### WHAT YOU HAVE TO DO
Pick out each line containing the string "chart".
-- Begin SOURCE DATA --
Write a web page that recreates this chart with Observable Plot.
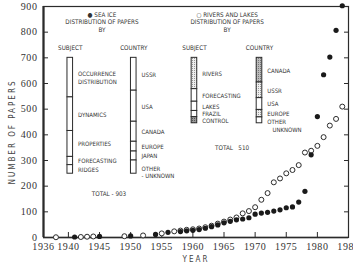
<!DOCTYPE html>
<html><head><meta charset="utf-8">
<script src="https://cdn.jsdelivr.net/npm/d3@7"></script>
<script src="https://cdn.jsdelivr.net/npm/@observablehq/plot@0.6"></script>
<style>
html,body{margin:0;padding:0;background:#fff;}
</style>
</head><body><div id="chart"></div>
<script>
// Cumulative number of papers
const seaIceYears  = [1941,1945,1950,1954,1956,1958,1959,1960,1961,1962,1963,1964,1965,1966,1967,1968,1969,1970,1971,1972,1973,1974,1975,1976,1977,1978,1979,1980,1981,1982,1983,1984];
const seaIceCounts = [2,4,6,12,20,23,26,28,31,36,42,49,57,63,69,72,77,91,95,98,103,108,116,119,138,180,322,471,634,703,807,903];
const riverYears  = [1938,1942,1943,1944,1949,1952,1955,1957,1958,1959,1960,1961,1962,1963,1964,1965,1966,1967,1968,1969,1970,1971,1972,1973,1974,1975,1976,1977,1978,1979,1980,1981,1982,1983,1984];
const riverCounts = [1,2,3,4,5,8,16,24,27,30,32,35,40,46,54,62,70,78,94,103,118,147,173,215,230,250,263,282,331,338,357,391,436,462,510];

// Distribution of papers (inset bars)
const seaIceSubjects = ["OCCURRENCE\nDISTRIBUTION","DYNAMICS","PROPERTIES","FORECASTING","RIDGES"];
const seaIceSubjectCounts = [308,262,202,64,67];
const seaIceCountries = ["USSR","USA","CANADA","EUROPE","JAPAN","OTHER\n- UNKNOWN"];
const seaIceCountryCounts = [256,242,156,76,70,103];
const riverSubjects = ["RIVERS","FORECASTING","LAKES","FRAZIL","CONTROL"];
const riverSubjectCounts = [244,98,72,48,48];
const riverCountries = ["CANADA","USSR","USA","EUROPE","OTHER\n\u00a0\u00a0\u00a0UNKNOWN"];
const riverCountryCounts = [192,122,92,58,46];

const xTicks = [1936,1940,1945,1950,1955,1960,1965,1970,1975,1980,1985];
const yTicks = [0,100,200,300,400,500,600,700,800,900];

// layout of the inset diagrams (axis units)
const TOP = 700, PER = 0.5, HALF = 0.45;
const fillsRiverSubject = ["url(#stip)","#fff","#fff","#fff","url(#dark)"];
const fillsRiverCountry = ["url(#mid)","url(#stip)","#fff","url(#stip)","#fff"];

function stack(names, counts, xc, fills) {
  let acc = 0;
  return names.map((name, i) => {
    const y1 = TOP - acc * PER; acc += counts[i]; const y2 = TOP - acc * PER;
    return {name, x: xc, y1, y2, ym: (y1 + y2) / 2, fill: fills ? fills[i] : "#fff"};
  });
}
const segs = [
  ...stack(seaIceSubjects, seaIceSubjectCounts, 1940.3),
  ...stack(seaIceCountries, seaIceCountryCounts, 1950.5),
  ...stack(riverSubjects, riverSubjectCounts, 1960.25, fillsRiverSubject),
  ...stack(riverCountries, riverCountryCounts, 1970.7, fillsRiverCountry)
];
const isOther = d => d.name.startsWith("OTHER");
const headings = [
  {x: 1940.3, t: "SUBJECT"}, {x: 1950.5, t: "COUNTRY"},
  {x: 1960.25, t: "SUBJECT"}, {x: 1970.7, t: "COUNTRY"}
];
const titles = [
  {x: 1945.4, t: "● SEA ICE\nDISTRIBUTION OF PAPERS\nBY"},
  {x: 1965.5, t: "○ RIVERS AND LAKES\nDISTRIBUTION OF PAPERS\nBY"}
];
const seaTotal = [{x: 1945.4, y: TOP - d3.sum(seaIceSubjectCounts) * PER, t: "TOTAL - " + d3.sum(seaIceSubjectCounts)}];
const riverTotal = [{x: 1965.5, y: TOP - d3.sum(riverSubjectCounts) * PER, t: "TOTAL\u00a0\u00a0\u00a0" + d3.sum(riverSubjectCounts)}];

const seaData = seaIceYears.map((year, i) => ({year, count: seaIceCounts[i]}));
const riverData = riverYears.map((year, i) => ({year, count: riverCounts[i]}));

const small = {fontFamily: "DejaVu Sans Condensed, DejaVu Sans, sans-serif", fill: "#333"};
const ink = "#2b2b2b";

const chart = Plot.plot({
  width: 353, height: 265,
  marginLeft: 43, marginRight: 5, marginTop: 6, marginBottom: 28,
  style: {fontFamily: "'Liberation Serif', serif", fontSize: "10px", color: "#333", background: "#fff"},
  x: {domain: [1936, 1985]},
  y: {domain: [0, 900]},
  marks: [
    Plot.frame({stroke: ink, strokeWidth: 1.2}),
    Plot.axisX(xTicks, {tickSize: 0, tickPadding: 5, tickFormat: d => String(d), label: "YEAR", labelArrow: "none", labelAnchor: "center", labelOffset: 24, fill: "#333"}),
    Plot.axisX(xTicks, {tickSize: -5, tickFormat: () => "", label: null, stroke: ink}),
    Plot.axisY(yTicks, {tickSize: 0, tickPadding: 6, tickFormat: d => String(d), label: "NUMBER OF PAPERS", labelArrow: "none", labelAnchor: "center", labelOffset: 34, fill: "#333"}),
    Plot.axisY(yTicks, {tickSize: -5, tickFormat: () => "", label: null, stroke: ink}),
    Plot.axisY(yTicks, {anchor: "right", tickSize: -5, tickFormat: () => "", label: null, stroke: ink}),
    Plot.ruleX([1936], {stroke: ink, strokeWidth: 2.2}),
    Plot.ruleY([0], {stroke: ink, strokeWidth: 1.6}),
    Plot.rect(segs, {x1: d => d.x - HALF, x2: d => d.x + HALF, y1: "y1", y2: "y2", fill: "fill", stroke: ink, strokeWidth: 1}),
    Plot.text(segs.filter(d => !isOther(d)), {x: d => d.x + HALF, y: "ym", text: "name", textAnchor: "start", dx: 5, fontSize: 6, lineHeight: 1.25, ...small}),
    Plot.text(segs.filter(isOther), {x: d => d.x + HALF, y: "ym", text: "name", textAnchor: "start", lineAnchor: "top", dx: 5, dy: -2, fontSize: 6, lineHeight: 1.3, ...small}),
    Plot.text(headings, {x: "x", y: TOP, text: "t", dy: -10, fontSize: 6.3, ...small}),
    Plot.text(titles, {x: "x", frameAnchor: "top", lineAnchor: "top", dy: 5, text: "t", fontSize: 6.3, lineHeight: 1.2, ...small}),
    Plot.text(seaTotal, {x: "x", y: "y", text: "t", dx: 7, dy: 20, fontSize: 6.3, ...small}),
    Plot.text(riverTotal, {x: "x", y: "y", text: "t", dx: 5, dy: 25, fontSize: 6.3, ...small}),
    Plot.dot(riverData, {x: "year", y: "count", r: 2.5, stroke: ink, strokeWidth: 1, fill: "#fff"}),
    Plot.dot(seaData, {x: "year", y: "count", r: 2.6, fill: "#1a1a1a", stroke: "none"})
  ]
});

// patterns used by the shaded bar segments
const svg = d3.select(chart);
const defs = svg.insert("defs", ":first-child");
function pattern(id, bg, dot) {
  const p = defs.append("pattern").attr("id", id).attr("width", 2).attr("height", 2).attr("patternUnits", "userSpaceOnUse");
  p.append("rect").attr("width", 2).attr("height", 2).attr("fill", bg);
  p.append("rect").attr("width", 1).attr("height", 1).attr("fill", dot);
}
pattern("stip", "#eee", "#999");
pattern("mid", "#bbb", "#777");
pattern("dark", "#999", "#555");
svg.selectAll('g[aria-label="x-axis label"] text, g[aria-label="y-axis label"] text')
  .style("letter-spacing", "2px").style("font-family", "'DejaVu Sans Condensed', 'DejaVu Sans', sans-serif").style("font-size", "8px").style("fill", "#444");
svg.selectAll('g[aria-label="y-axis label"] text').attr("dx", -10);
svg.selectAll('g[aria-label="x-axis tick label"] text, g[aria-label="y-axis tick label"] text')
  .style("letter-spacing", "0.6px").style("font-family", "'Liberation Serif', serif").style("font-size", "10px");
document.getElementById("chart").appendChild(chart);
</script>
</body></html>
-- End SOURCE DATA --
### RESULT OF THE EXERCISE
Write a web page that recreates this chart with Observable Plot.
</head><body><div id="chart"></div>
const chart = Plot.plot({
const svg = d3.select(chart);
document.getElementById("chart").appendChild(chart);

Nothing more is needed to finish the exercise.